More snow is in the forecast but Iowa maple trees know spring is approaching. In late February, their sap starts to run and some consider it the sweet goodbye to cold weather. In northeast Iowa, two large festivals are held to gather the sap and to make it into maple syrup.
Rich Patterson, director of the Indian Creek Nature Center near Cedar Rapids, says surprisingly, this past summer’s drought should not impact sap production levels. “What we need are a series of cold 20-25-degree starry nights, followed by nice, warm 40-45-degree sunny days,” Patterson says.
“The trees will produce sap whether we’re in a drought cycle or whether we’re in a wet cycle.” Patterson says the weather immediately before the tapping of the trees is what’s most important. He says prime time is late February to mid-March.
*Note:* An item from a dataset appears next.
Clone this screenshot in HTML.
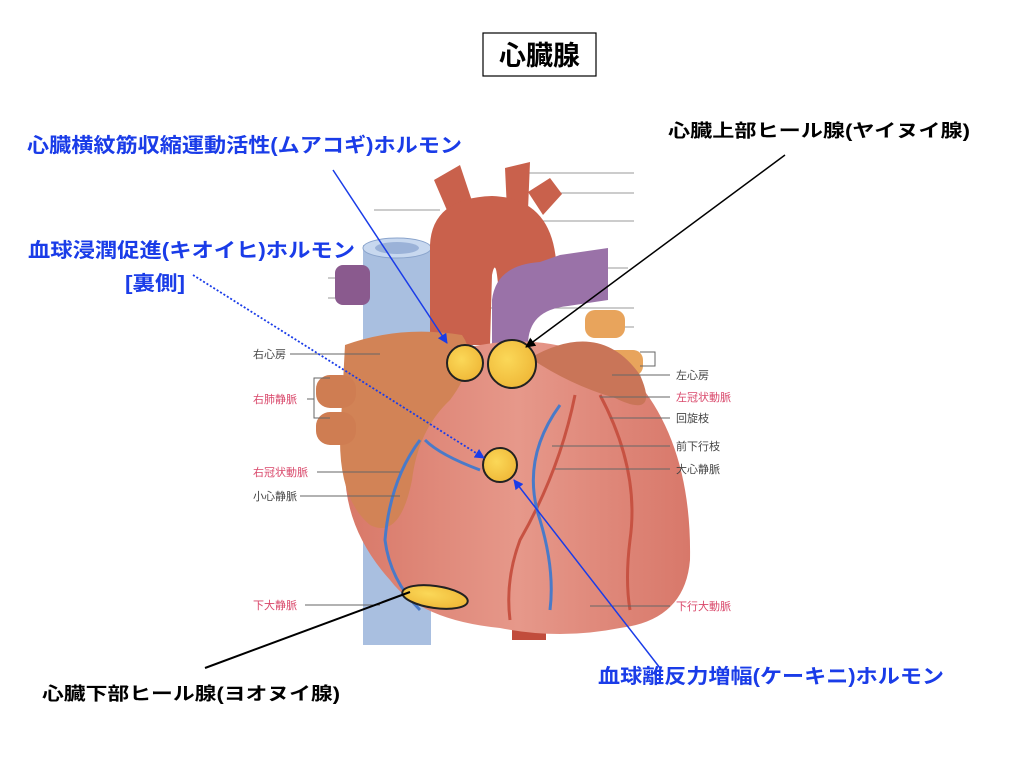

“Traditionally, that is when Iowa’s weather is these warmish, 40ish degree days above freezing and cold below-frost nights, and the sap will flow as long as those conditions hold,” Patterson says. “It stops flowing, usually in late March, early April, when the night temperatures stop going below freezing.”
Indian Creek and the Hartman Reserve Nature Center in Cedar Falls hold a pancake breakfast to use the syrup after it’s collected. Last year, more than 2,000 people attended the festivals. This year’s event at both locations is the first weekend in March.